Así se echa de ver que los dos cuadros laterales del tríptico de
Adviento, Juan y María, apuntan al centro, a Cristo, desde el que son
comprensibles. Celebrar el Adviento significa, dicho una vez más, despertar a
la vida la presencia de Dios oculta en nosotros. Juan y María nos enseñan a
hacerlo. Para ello hay que andar un camino de conversión, de alejamiento de lo
visible y acercamiento a lo invisible. Andando ese camino somos capaces de ver
la maravilla de la gracia y aprendemos que no hay alegría más luminosa para el
hombre y para el mundo que la de la gracia, que ha aparecido en Cristo. El
mundo no es un conjunto de penas y dolores, toda la angustia que exista en el
mundo está amparada por una misericordia amorosa, está dominada y superada por
la benevolencia, el perdón y la salvación de Dios. Quien celebre así el
Adviento podrá hablar con derecho de la Navidad feliz bienaventurada y llena de
gracia. Y conocerá cómo la verdad contenida en la felicitación navideña es algo
mucho mayor que ese sentimiento romántico de los que la celebran como una
especie de diversión de carnaval».
Estar preparados...
«En el capitulo 13 que Pablo escribió a los cristianos en Roma, dice el
Apóstol lo siguiente: “La noche va muy avanzada y se acerca ya el día.

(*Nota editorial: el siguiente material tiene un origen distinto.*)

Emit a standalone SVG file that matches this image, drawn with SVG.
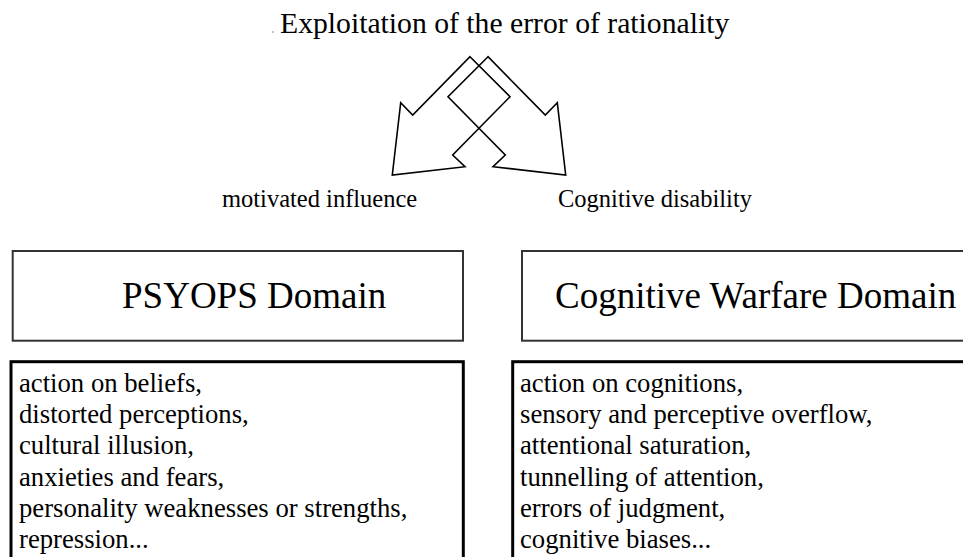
<svg xmlns="http://www.w3.org/2000/svg" width="963" height="557" viewBox="0 0 963 557" font-family="'Liberation Serif', 'DejaVu Serif', 'Noto Serif', serif">
  <style>
    .t { font-family: 'Liberation Serif', 'DejaVu Serif', serif; fill: #000; }
    .title { font-size: 29.7px; }
    .label { font-size: 24.5px; }
    .head { font-size: 37px; }
    .item { font-size: 26.7px; }
    .hbox { fill: #fff; stroke: #333; stroke-width: 2; }
    .lbox { fill: #fff; stroke: #000; stroke-width: 3; }
    .arrow { fill: none; stroke: #000; stroke-width: 1.6; stroke-linejoin: miter; }
  </style>
  <rect width="963" height="557" fill="#fff"/>

  <g id="title">
    <circle cx="273" cy="32" r="0.7" fill="#555"/>
    <text class="t title" x="280" y="33" font-family="Liberation Serif, serif">Exploitation of the error of rationality</text>
  </g>

  <g id="connectors">
    <polygon class="arrow" points="470,56.7 510,96.7 452.7,155 465,166.7 392.3,175 400.7,102.7 412.7,115"/>
    <polygon class="arrow" points="488,56.7 448,96.7 505.3,155 493,166.7 565.7,175 557.3,102.7 545.3,115"/>
  </g>

  <g id="label-motivated">
    <text class="t label" x="222" y="207" font-family="Liberation Serif, serif">motivated influence</text>
  </g>
  <g id="label-cognitive">
    <text class="t label" x="558" y="207" font-family="Liberation Serif, serif">Cognitive disability</text>
  </g>

  <g id="psyops-domain">
    <rect class="hbox" x="12.7" y="251" width="450.3" height="89.7"/>
    <text class="t head" x="122" y="308.3" font-family="Liberation Serif, serif">PSYOPS Domain</text>
  </g>

  <g id="cognitive-domain">
    <rect class="hbox" x="522" y="251" width="460" height="89.7"/>
    <text class="t head" x="555" y="308.3" font-family="Liberation Serif, serif">Cognitive Warfare Domain</text>
  </g>

  <g id="psyops-list">
    <rect class="lbox" x="11" y="361.7" width="452.3" height="220"/>
    <text class="t item" x="19" font-family="Liberation Serif, serif">
      <tspan x="19" y="391.7">action on beliefs,</tspan>
      <tspan x="19" y="423">distorted perceptions,</tspan>
      <tspan x="19" y="454.3">cultural illusion,</tspan>
      <tspan x="19" y="485.6">anxieties and fears,</tspan>
      <tspan x="19" y="516.9">personality weaknesses or strengths,</tspan>
      <tspan x="19" y="548.2">repression...</tspan>
    </text>
  </g>

  <g id="cognitive-list">
    <rect class="lbox" x="512.7" y="361.7" width="470" height="220"/>
    <text class="t item" x="520" font-family="Liberation Serif, serif">
      <tspan x="520" y="391.7">action on cognitions,</tspan>
      <tspan x="520" y="423">sensory and perceptive overflow,</tspan>
      <tspan x="520" y="454.3">attentional saturation,</tspan>
      <tspan x="520" y="485.6">tunnelling of attention,</tspan>
      <tspan x="520" y="516.9">errors of judgment,</tspan>
      <tspan x="520" y="548.2">cognitive biases...</tspan>
    </text>
  </g>
</svg>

Despojémonos, pues, de las obras de las tinieblas y vistamos las armas de la
luz. Andemos decentemente y como de día, no viviendo en comilonas y
borracheras, ni en amancebamientos y libertinajes, ni en querellas y envidias,
antes vestíos del Señor Jesucristo...”
Según eso, Adviento significa ponerse en pie, despertar, sacudirse del
sueño. ¿Qué quiere decir Pablo? Con términos como “comilonas, borracheras,
amancebamientos y querellas” ha expresado claramente lo que entiende por
«noche». Las comilonas nocturnas, con todos sus acompañamientos, son para él la
expresión de lo que significa la noche y el sueño del hombre. Esos banquetes se
convierten para San Pablo en imagen del mundo pagano en general que, viviendo
de espaldas a la verdadera vocación humana, se hunde en lo material, permanece
en la oscuridad sin verdad, duerme a pesar del ruido y del ajetreo. La comilona
nocturna aparece como imagen de un mundo malogrado. ¿No debemos reconocer con
espanto cuan frecuentemente describe Pablo de ese modo nuestro paganizado
presente? Despertarse del sueño significa sublevarse contra el conformismo del
mundo y de nuestra época, sacudirnos, con valor para la virtud v la fe, sueño
que nos invita a desentendernos de nuestra vocación y nuestras mejores
posibilidades. Tal vez las canciones del Adviento, que oímos de nuevo esta
semana se tornen señales luminosas para nosotros que nos muestran el camino y
nos permiten reconocer que hay una promesa más grande que la del dinero, el
poder y el placer. Estar despiertos para Dios y para los demás hombres: he ahí
el tipo de vigilancia a la que se refiere el Adviento, la vigilancia que
descubre la luz y proporciona más claridad al mundo».
Juan el Bautista y María
«Juan el Bautista y María son los dos grandes prototipos de la
existencia propia del Adviento. Por eso, dominan la liturgia de ese período.
¡Fijémonos primero en Juan el Bautista! Está ante nosotros exigiendo y
actuando, ejerciendo, pues, ejemplarmente la tarea masculina. Él es el que
llama con todo rigor a la metanoia, a transformar nuestro modo de
pensar. Quien quiera ser cristiano debe “cambiar” continuamente sus
pensamientos. Nuestro punto de vista natural es, desde luego, querer afirmarnos
siempre a nosotros mismos, pagar con la misma moneda, ponernos siempre en el
centro. Quien quiera encontrar a Dios tiene que convertirse interiormente una y
otra vez, caminar en la dirección opuesta. Todo ello se ha de extender también
a nuestro modo de comprender la vida en su conjunto. Día tras día nos topamos
con el mundo de lo visible.
Tan violentamente penetra en nosotros a través de carteles, la radio, el
tráfico y demás fenómenos de la vida diaria, que somos inducidos a pensar que
sólo existe él. Sin embargo, lo invisible es, en verdad, más excelso y posee
más valor que todo lo visible. Una sola alma es, según la soberbia expresión de
Pascal, más valiosa que el universo visible. Mas para percibirlo de forma viva
es preciso convertirse, transformarse interiormente, vencer la ilusión de lo
visible y hacerse sensible, afinar el oído y el espíritu para percibir lo
invisible. Aceptar esta realidad es más importante que todo lo que, día tras
día, se abalanza violentamente sobre nosotros. Metanoiete: dad una nueva
dirección a vuestra mente, disponedla para percibir la presencia de Dios en el
mundo, cambiad vuestro modo de pensar, considerar que Dios se hará presente en
el mundo en vosotros y por vosotros. Ni siquiera Juan el Bautista se eximió del
difícil acontecimiento de transformar su pensamiento, del deber de convertirse.
¡Cuán cierto es que éste es también el destino del sacerdote y de cada
cristiano que anuncia a Cristo, al que conocemos y no conocemos!».